Faute de place, nous passerons sur la deuxième partie de l’ouvrage qui, suivant la coutume, nous l’avons dit, traite de la géo-économie, et bien que cette année elle porte son analyse sur un sujet d’une brûlante actualité, celui de « la protection sociale à l’épreuve des faits ». Nous en arrivons donc tout de suite à la troisième partie de l’ouvrage, rédigée sous la direction de Philippe Moreau Defarges, qui s’interroge sur « les avenirs de l’Union européenne : quelles seront ses frontières, quelle sera sa construction économique, quelle identité de politique étrangère aura-t-elle, et en définitive quelles seront ses institutions ? ». Au cours de la présentation, le constat a été unanime : « l’Union européenne va mal », mais les optimistes ont ajouté : « ce n’est pas si grave, car ce n’est pas la première fois ». Restent quand même des dilemmes fondamentaux et loin d’être résolus : finalité économique ou politique, statut fédéral ou confédéral, légitimité en ce qui concerne la défense, « l’institutionnel peut-il créer à leur sujet de la solidarité stratégique ? » ; sans parler de l’incertitude majeure subsistant sur les frontières de cette Union européenne, alors que les extensions précédentes sont à l’origine de tous ces dilemmes, c’est nous qui l’ajoutons. L’Europe fiable politiquement et par suite militairement, parce qu’elle avait une histoire commune, c’était l’Europe des Six, qui serait portée maintenant à Sept après avoir été ralliée par l’Espagne devenue démocratique. C’est en tout cas à cette Europe que beaucoup de gens de notre génération ont profondément cru, ne serait-ce que pour réconcilier enfin et définitivement la France et l’Allemagne…
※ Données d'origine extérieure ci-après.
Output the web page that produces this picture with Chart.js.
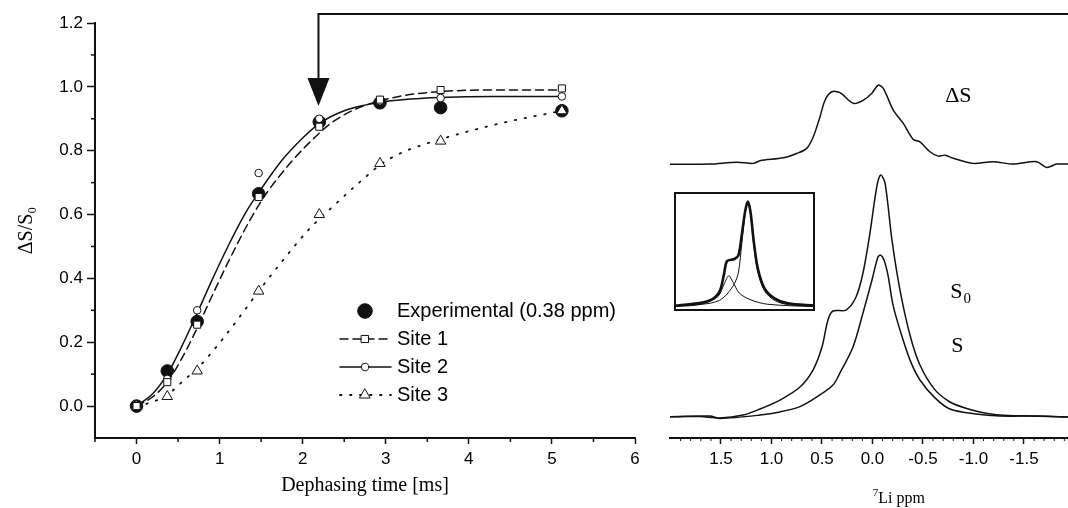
<!DOCTYPE html>
<html>
<head>
<meta charset="utf-8">
<script src="https://cdn.jsdelivr.net/npm/chart.js@4.4.1/dist/chart.umd.min.js"></script>
<style>
  html, body { margin: 0; padding: 0; background: #fff; overflow: hidden; }
  #wrap { position: relative; width: 1068px; height: 508px; }
  canvas { position: absolute; top: 0; }
  #decay { left: 0; }
  #spectra { left: 640px; }
  #inset { left: 674px; top: 192px; }
</style>
</head>
<body>
<div id="wrap">
  <canvas id="decay" width="1068" height="508"></canvas>
  <canvas id="spectra" width="428" height="508"></canvas>
  <canvas id="inset" width="141" height="119"></canvas>
</div>
<script>
// dephasing times [ms]
const times = [0, 0.37, 0.73, 1.47, 2.2, 2.93, 3.66, 5.12];

const expValues = [0, 0.11, 0.265, 0.665, 0.89, 0.95, 0.935, 0.925];
const site1Values = [0, 0.075, 0.255, 0.655, 0.875, 0.96, 0.99, 0.995];
const site2Values = [0, 0.085, 0.30, 0.73, 0.90, 0.955, 0.965, 0.97];
const site3Values = [0, 0.03, 0.11, 0.36, 0.60, 0.76, 0.83, 0.925];

// simulated curves
const fit1Times = [0, 0.2, 0.37, 0.557, 0.74, 0.9, 1.12, 1.36, 1.56, 1.88, 2.2, 2.36, 2.68, 3.16, 3.65, 4.3, 5.12];
const fit1Values = [0, 0.03, 0.075, 0.155, 0.25, 0.34, 0.46, 0.58, 0.665, 0.77, 0.855, 0.89, 0.935, 0.97, 0.985, 0.99, 0.99];
const fit2Times = [0, 0.2, 0.37, 0.55, 0.72, 0.9, 1.1, 1.3, 1.5, 1.75, 2.0, 2.2, 2.5, 2.9, 3.3, 3.65, 4.3, 5.12];
const fit2Values = [0, 0.04, 0.10, 0.19, 0.285, 0.39, 0.50, 0.60, 0.68, 0.77, 0.84, 0.885, 0.925, 0.95, 0.962, 0.967, 0.97, 0.97];
const fit3Times = [0, 0.156, 0.37, 0.557, 0.74, 1.0, 1.32, 1.47, 1.72, 2.08, 2.28, 2.68, 2.93, 3.16, 3.65, 4.37, 5.12];
const fit3Values = [0, 0.01, 0.035, 0.078, 0.12, 0.198, 0.307, 0.36, 0.443, 0.555, 0.605, 0.70, 0.755, 0.79, 0.835, 0.885, 0.925];

const timeTicks = [0, 1, 2, 3, 4, 5, 6];
const ratioTicks = [0, 0.2, 0.4, 0.6, 0.8, 1.0, 1.2];

// 7Li spectra (ppm, normalised intensity)
const s0Ppm = [2.005, 1.708, 1.510, 1.282, 1.114, 0.916, 0.718, 0.589, 0.500, 0.441, 0.391, 0.262, 0.163, 0.094, 0.025, -0.042, -0.081, -0.124, -0.193, -0.272, -0.371, -0.470, -0.619, -0.767, -0.916, -1.064, -1.262, -1.559, -1.936];
const s0Int = [0.001, 0.002, -0.004, 0.008, 0.033, 0.070, 0.124, 0.194, 0.289, 0.401, 0.438, 0.442, 0.496, 0.595, 0.760, 0.950, 1.0, 0.967, 0.731, 0.525, 0.339, 0.215, 0.112, 0.062, 0.037, 0.021, 0.008, 0.004, 0.0];
const sPpm = [2.005, 1.609, 1.510, 1.114, 0.916, 0.718, 0.550, 0.391, 0.322, 0.193, 0.094, 0.005, -0.054, -0.081, -0.114, -0.153, -0.203, -0.272, -0.371, -0.470, -0.619, -0.767, -1.025, -1.262, -1.658, -1.936];
const sInt = [0.001, 0.004, -0.006, 0.008, 0.021, 0.043, 0.083, 0.132, 0.182, 0.289, 0.430, 0.566, 0.661, 0.669, 0.649, 0.587, 0.463, 0.36, 0.236, 0.153, 0.079, 0.033, 0.012, 0.004, 0.004, 0.0];
const dsPpm = [2.005, 1.609, 1.345, 1.180, 1.114, 0.883, 0.750, 0.651, 0.586, 0.520, 0.470, 0.404, 0.322, 0.190, 0.091, 0.008, -0.057, -0.107, -0.206, -0.305, -0.404, -0.470, -0.569, -0.651, -0.718, -0.800, -0.998, -1.196, -1.394, -1.626, -1.725, -1.824, -1.936];
const dsInt = [-0.001, 0.0, 0.008, 0.003, 0.014, 0.026, 0.044, 0.065, 0.113, 0.195, 0.264, 0.299, 0.295, 0.251, 0.264, 0.292, 0.326, 0.313, 0.223, 0.168, 0.102, 0.092, 0.051, 0.033, 0.037, 0.024, 0.003, 0.010, 0.0, 0.010, -0.014, 0.0, 0.0];
const dsOffset = 1.045;

const ppmTicks = [1.5, 1.0, 0.5, 0.0, -0.5, -1.0, -1.5];

// inset: deconvolution of S0
const insetPpm = [1.69, 1.126, 0.806, 0.603, 0.499, 0.42, 0.241, 0.145, 0.066, -0.014, -0.079, -0.144, -0.224, -0.32, -0.482, -0.723, -1.044, -1.688];
const insetTotal = [0.01, 0.032, 0.064, 0.143, 0.30, 0.435, 0.454, 0.49, 0.683, 0.905, 1.0, 0.905, 0.619, 0.366, 0.175, 0.08, 0.032, 0.01];
const insetWide = [0.01, 0.02, 0.035, 0.06, 0.09, 0.12, 0.22, 0.33, 0.6, 0.88, 1.0, 0.88, 0.58, 0.33, 0.15, 0.06, 0.02, 0.005];
const siteAPpm = [1.69, 1.047, 0.644, 0.483, 0.379, 0.283, 0.121, -0.158, -0.561, -1.688];
const siteAInt = [0.0, 0.023, 0.095, 0.223, 0.295, 0.238, 0.128, 0.064, 0.023, 0.0];

const INK = '#111';
const SANS = '"Liberation Sans", Arial, sans-serif';
const SERIF = '"Liberation Serif", "Times New Roman", serif';

Chart.defaults.color = '#000';
Chart.defaults.font.family = SANS;

function pts(xs, ys, shift) {
    return xs.map((x, i) => ({x: x, y: ys[i] + (shift || 0)}));
}

function seg(ctx, x1, y1, x2, y2) {
    ctx.beginPath();
    ctx.moveTo(x1, y1);
    ctx.lineTo(x2, y2);
    ctx.stroke();
}

function curve(xs, ys, dash, width) {
    return {
        data: pts(xs, ys),
        showLine: true,
        borderColor: INK,
        borderWidth: width,
        borderDash: dash,
        borderCapStyle: 'round',
        pointRadius: 0,
        cubicInterpolationMode: 'monotone',
        order: 2
    };
}

function marks(ys, style, radius, fill, order) {
    return {
        data: pts(times, ys),
        showLine: false,
        pointStyle: style,
        pointRadius: radius,
        pointBackgroundColor: fill,
        pointBorderColor: INK,
        pointBorderWidth: 1,
        order: order
    };
}

const expSet = marks(expValues, 'circle', 6.3, INK, 3);
const site1Set = marks(site1Values, 'rect', 5, '#fff', 1);
const site2Set = marks(site2Values, 'circle', 3.8, '#fff', 1);
const site3Set = marks(site3Values, 'triangle', 6, '#fff', 1);
const fit1Set = curve(fit1Times, fit1Values, [8, 5], 1.5);
const fit2Set = curve(fit2Times, fit2Values, [], 1.5);
const fit3Set = curve(fit3Times, fit3Values, [1.5, 8.5], 1.8);

const legendRows = [
    {text: 'Experimental (0.38 ppm)', line: null, mark: expSet},
    {text: 'Site 1', line: fit1Set, mark: site1Set},
    {text: 'Site 2', line: fit2Set, mark: site2Set},
    {text: 'Site 3', line: fit3Set, mark: site3Set}
];

const arrowTime = 2.19;
const arrowTip = 0.94;

const decayDeco = {
    id: 'decayDeco',
    afterDraw(chart) {
        const {ctx, scales: {x, y}} = chart;
        ctx.save();
        ctx.strokeStyle = INK;
        ctx.fillStyle = INK;
        ctx.lineWidth = 1.5;

        // minor ticks
        for (let v = -0.5; v < 6; v += 1) {
            const px = x.getPixelForValue(v);
            seg(ctx, px, x.top, px, x.top + 4);
        }
        for (let v = 0.1; v < 1.2; v += 0.2) {
            const py = y.getPixelForValue(v);
            seg(ctx, y.right - 4, py, y.right, py);
        }

        // arrow to the spectra
        const ax = x.getPixelForValue(arrowTime);
        const tip = y.getPixelForValue(arrowTip);
        ctx.lineWidth = 2;
        ctx.beginPath();
        ctx.moveTo(chart.width, 14);
        ctx.lineTo(ax, 14);
        ctx.lineTo(ax, tip - 20);
        ctx.stroke();
        ctx.beginPath();
        ctx.moveTo(ax - 11, tip - 28);
        ctx.lineTo(ax + 11, tip - 28);
        ctx.lineTo(ax, tip);
        ctx.closePath();
        ctx.fill();

        // legend
        ctx.font = '20px ' + SANS;
        ctx.textBaseline = 'middle';
        legendRows.forEach((row, i) => {
            const cy = 311 + i * 28;
            if (row.line) {
                ctx.setLineDash(row.line.borderDash);
                ctx.lineCap = 'round';
                ctx.lineWidth = row.line.borderWidth;
                seg(ctx, 340, cy, 391, cy);
                ctx.setLineDash([]);
            }
            ctx.lineWidth = 1;
            ctx.fillStyle = row.mark.pointBackgroundColor;
            Chart.helpers.drawPoint(ctx, {
                pointStyle: row.mark.pointStyle,
                radius: row.mark.pointRadius + (row.line ? 0 : 1),
                rotation: 0,
                borderWidth: 1
            }, 365, cy);
            ctx.fillStyle = '#000';
            ctx.fillText(row.text, 397, cy);
        });
        ctx.restore();
    }
};

new Chart(document.getElementById('decay'), {
    type: 'scatter',
    data: {datasets: [expSet, fit1Set, fit2Set, fit3Set, site1Set, site2Set, site3Set]},
    options: {
        responsive: false,
        animation: false,
        devicePixelRatio: 1,
        events: [],
        layout: {padding: {top: 23, right: 433, left: 0, bottom: 0}},
        plugins: {legend: {display: false}, tooltip: {enabled: false}},
        scales: {
            x: {
                type: 'linear',
                min: -0.5,
                max: 6,
                afterBuildTicks: s => { s.ticks = timeTicks.map(v => ({value: v})); },
                afterFit: s => { s.height = 70; },
                ticks: {padding: 5, font: {size: 17}, callback: v => String(v)},
                grid: {drawOnChartArea: false, tickLength: 6, tickWidth: 1.5, tickColor: INK},
                border: {color: INK, width: 2},
                title: {display: true, text: 'Dephasing time [ms]', font: {family: SERIF, size: 20}, padding: {top: 0, bottom: 10}}
            },
            y: {
                type: 'linear',
                min: -0.1,
                max: 1.2,
                afterBuildTicks: s => { s.ticks = ratioTicks.map(v => ({value: v})); },
                afterFit: s => { s.width = 95; },
                ticks: {padding: 4, font: {size: 17}, callback: v => v.toFixed(1)},
                grid: {drawOnChartArea: false, tickLength: 8, tickWidth: 1.5, tickColor: INK},
                border: {color: INK, width: 2},
                title: {display: true, text: 'ΔS/S₀', font: {family: SERIF, size: 20}, padding: {top: 15, bottom: 0}}
            }
        }
    },
    plugins: [decayDeco]
});

function trace(xs, ys, shift, width) {
    return {
        data: pts(xs, ys, shift),
        showLine: true,
        borderColor: INK,
        borderWidth: width,
        pointRadius: 0,
        tension: 0.3
    };
}

const spectraDeco = {
    id: 'spectraDeco',
    afterDraw(chart) {
        const {ctx, scales: {x, y}} = chart;
        ctx.save();
        ctx.strokeStyle = INK;
        ctx.lineWidth = 1;
        for (let k = -19; k <= 20; k++) {
            if (k % 5 === 0) continue;
            const px = x.getPixelForValue(k / 10);
            if (px < x.left || px > x.right) continue;
            seg(ctx, px, x.top, px, x.top + 3);
        }

        ctx.fillStyle = '#000';
        ctx.textBaseline = 'alphabetic';
        ctx.font = '22px ' + SERIF;
        ctx.fillText('ΔS', x.getPixelForValue(-0.72), y.getPixelForValue(1.30));
        const s0x = x.getPixelForValue(-0.77);
        const s0y = y.getPixelForValue(0.49);
        ctx.fillText('S', s0x, s0y);
        const sw = ctx.measureText('S').width;
        ctx.font = '15px ' + SERIF;
        ctx.fillText('0', s0x + sw + 1, s0y + 5);
        ctx.font = '22px ' + SERIF;
        ctx.fillText('S', x.getPixelForValue(-0.78), y.getPixelForValue(0.27));

        // axis title with superscript mass number
        ctx.font = '11px ' + SERIF;
        const w7 = ctx.measureText('7').width;
        ctx.font = '16px ' + SERIF;
        const wLi = ctx.measureText('Li ppm').width;
        const left = x.getPixelForValue(-0.26) - (w7 + wLi) / 2;
        ctx.fillText('Li ppm', left + w7, 503);
        ctx.font = '11px ' + SERIF;
        ctx.fillText('7', left, 496);
        ctx.restore();
    }
};

new Chart(document.getElementById('spectra'), {
    type: 'scatter',
    data: {
        datasets: [
            trace(dsPpm, dsInt, dsOffset, 1.5),
            trace(s0Ppm, s0Int, 0, 1.5),
            trace(sPpm, sInt, 0, 1.5)
        ]
    },
    options: {
        responsive: false,
        animation: false,
        devicePixelRatio: 1,
        events: [],
        layout: {padding: {top: 0, right: 0, left: 30, bottom: 0}},
        plugins: {legend: {display: false}, tooltip: {enabled: false}},
        scales: {
            x: {
                type: 'linear',
                reverse: true,
                min: -1.936,
                max: 2.005,
                afterBuildTicks: s => { s.ticks = ppmTicks.map(v => ({value: v})); },
                afterFit: s => { s.height = 70; },
                ticks: {padding: 5, font: {size: 17}, callback: v => v.toFixed(1)},
                grid: {drawOnChartArea: false, tickLength: 6, tickWidth: 1.5, tickColor: INK},
                border: {color: INK, width: 2}
            },
            y: {
                type: 'linear',
                display: false,
                min: -0.0868,
                max: 1.7231
            }
        }
    },
    plugins: [spectraDeco]
});

const insetFrame = {
    id: 'insetFrame',
    beforeDraw(chart) {
        const {ctx, width, height} = chart;
        ctx.save();
        ctx.fillStyle = '#fff';
        ctx.fillRect(0, 0, width, height);
        ctx.restore();
    },
    afterDraw(chart) {
        const {ctx, width, height} = chart;
        ctx.save();
        ctx.strokeStyle = INK;
        ctx.lineWidth = 2;
        ctx.strokeRect(1, 1, width - 2, height - 2);
        ctx.restore();
    }
};

new Chart(document.getElementById('inset'), {
    type: 'scatter',
    data: {
        datasets: [
            trace(insetPpm, insetTotal, 0, 2.6),
            trace(insetPpm, insetWide, 0, 1),
            trace(siteAPpm, siteAInt, 0, 1)
        ]
    },
    options: {
        responsive: false,
        animation: false,
        devicePixelRatio: 1,
        events: [],
        layout: {padding: 0},
        plugins: {legend: {display: false}, tooltip: {enabled: false}},
        scales: {
            x: {type: 'linear', display: false, reverse: true, min: -1.7, max: 1.7},
            y: {type: 'linear', display: false, min: -0.041, max: 1.092}
        }
    },
    plugins: [insetFrame]
});
</script>
</body>
</html>
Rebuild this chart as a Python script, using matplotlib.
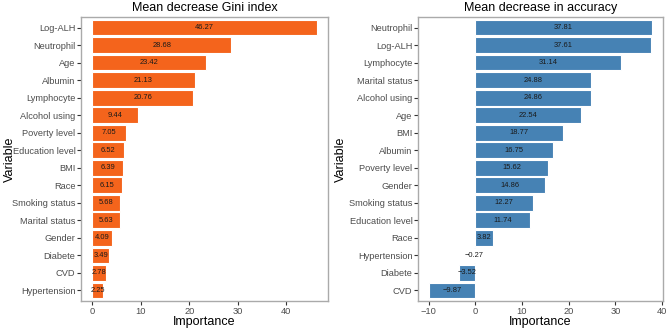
import matplotlib
matplotlib.use('Agg')
import matplotlib.pyplot as plt
import numpy as np

plt.rcParams['font.family'] = ['Liberation Sans', 'DejaVu Sans']

# Mean decrease Gini index (top to bottom)
gini_vars = ['Log-ALH', 'Neutrophil', 'Age', 'Albumin', 'Lymphocyte', 'Alcohol using',
             'Poverty level', 'Education level', 'BMI', 'Race', 'Smoking status',
             'Marital status', 'Gender', 'Diabete', 'CVD', 'Hypertension']
gini_vals = [46.27, 28.68, 23.42, 21.13, 20.76, 9.44, 7.05, 6.52, 6.39, 6.15, 5.68,
             5.63, 4.09, 3.49, 2.78, 2.25]

# Mean decrease in accuracy (top to bottom)
acc_vars = ['Neutrophil', 'Log-ALH', 'Lymphocyte', 'Marital status', 'Alcohol using',
            'Age', 'BMI', 'Albumin', 'Poverty level', 'Gender', 'Smoking status',
            'Education level', 'Race', 'Hypertension', 'Diabete', 'CVD']
acc_vals = [37.81, 37.61, 31.14, 24.88, 24.86, 22.54, 18.77, 16.75, 15.62, 14.86,
            12.27, 11.74, 3.82, -0.27, -3.52, -9.87]

fig = plt.figure(figsize=(6.69, 3.30), dpi=100)
ax1 = fig.add_axes([81/669, 1-301/330, (328-81)/669, (301-17)/330])
ax2 = fig.add_axes([418/669, 1-301/330, (663-418)/669, (301-17)/330])

def fmt(v):
    return ('%.2f' % v).replace('-', '\u2212')

def draw(ax, names, vals, color, title, xticks, ylab_x):
    n = len(names)
    y = np.arange(n)[::-1]
    ax.barh(y, vals, height=0.9, color=color, edgecolor='white', linewidth=0.8)
    for yi, v in zip(y, vals):
        ax.text(v/2, yi, fmt(v), ha='center', va='center', fontsize=5.4,
                color='#1a1a1a')
    ax.set_yticks(y)
    ax.set_yticklabels(names)
    ax.set_ylim(-0.6, n - 0.4)
    lo, hi = min(0, min(vals)), max(vals)
    pad = (hi - lo) * 0.05
    ax.set_xlim(lo - pad, hi + pad)
    ax.set_xticks(xticks)
    ax.set_xticklabels([fmt(t).replace('.00', '') for t in xticks])
    ax.set_title(title, fontsize=9, color='black', pad=4)
    ax.set_xlabel('Importance', fontsize=9, labelpad=0)
    ax.set_ylabel('Variable', fontsize=9)
    ax.yaxis.set_label_coords(ylab_x, 0.5)
    for s in ax.spines.values():
        s.set_color('#aaaaaa')
        s.set_linewidth(1.0)
    ax.tick_params(axis='both', colors='#4d4d4d', labelsize=6.7, length=3,
                   width=0.8, pad=1)
    ax.tick_params(axis='both', color='#333333')

draw(ax1, gini_vars, gini_vals, '#F4641C', 'Mean decrease Gini index',
     [0, 10, 20, 30, 40], (16 - 81) / 247)
draw(ax2, acc_vars, acc_vals, '#4682B4', 'Mean decrease in accuracy',
     [-10, 0, 10, 20, 30, 40], (347 - 418) / 245)

fig.savefig('out.png', dpi=100)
Cependant, comme aime à le rappeler Thierry de Montbrial, s’il est permis de s’abandonner parfois au pessimisme de l’intelligence, il faut se ressaisir et s’imposer l’optimisme de la volonté. En tout cas, par ce trop bref compte rendu, nous espérons avoir laissé entrevoir que le Ramses 96 ne le cède en rien à ses treize prédécesseurs que nous avions eu l’honneur de commenter dans cette revue, tant en richesse de ses analyses qu’en stimulus de la réflexion de ses lecteurs. Rappelons aussi qu’avec ses chroniques de l’année écoulée, ses annexes statistiques et cartographiques, ses nombreux tableaux et encarts explicatifs, sa bibliographie et son index, il constitue un ouvrage de référence indispensable pour tous ceux qui s’intéressent aux « mutations qui annoncent l’arrivée du XXIe siècle », et plus généralement à la « géopolitique », cette « nouvelle façon de voir le monde », pour reprendre la formule d’Yves Lacoste. Nous souhaitons donc longue vie à la dynastie des Ramses. ♦
(1) NDLR : le mot « alternative » est ici utilisé avec la signification anglaise d’autre solution ou d’autre possibilité. Cet usage, bien que répandu, est incorrect.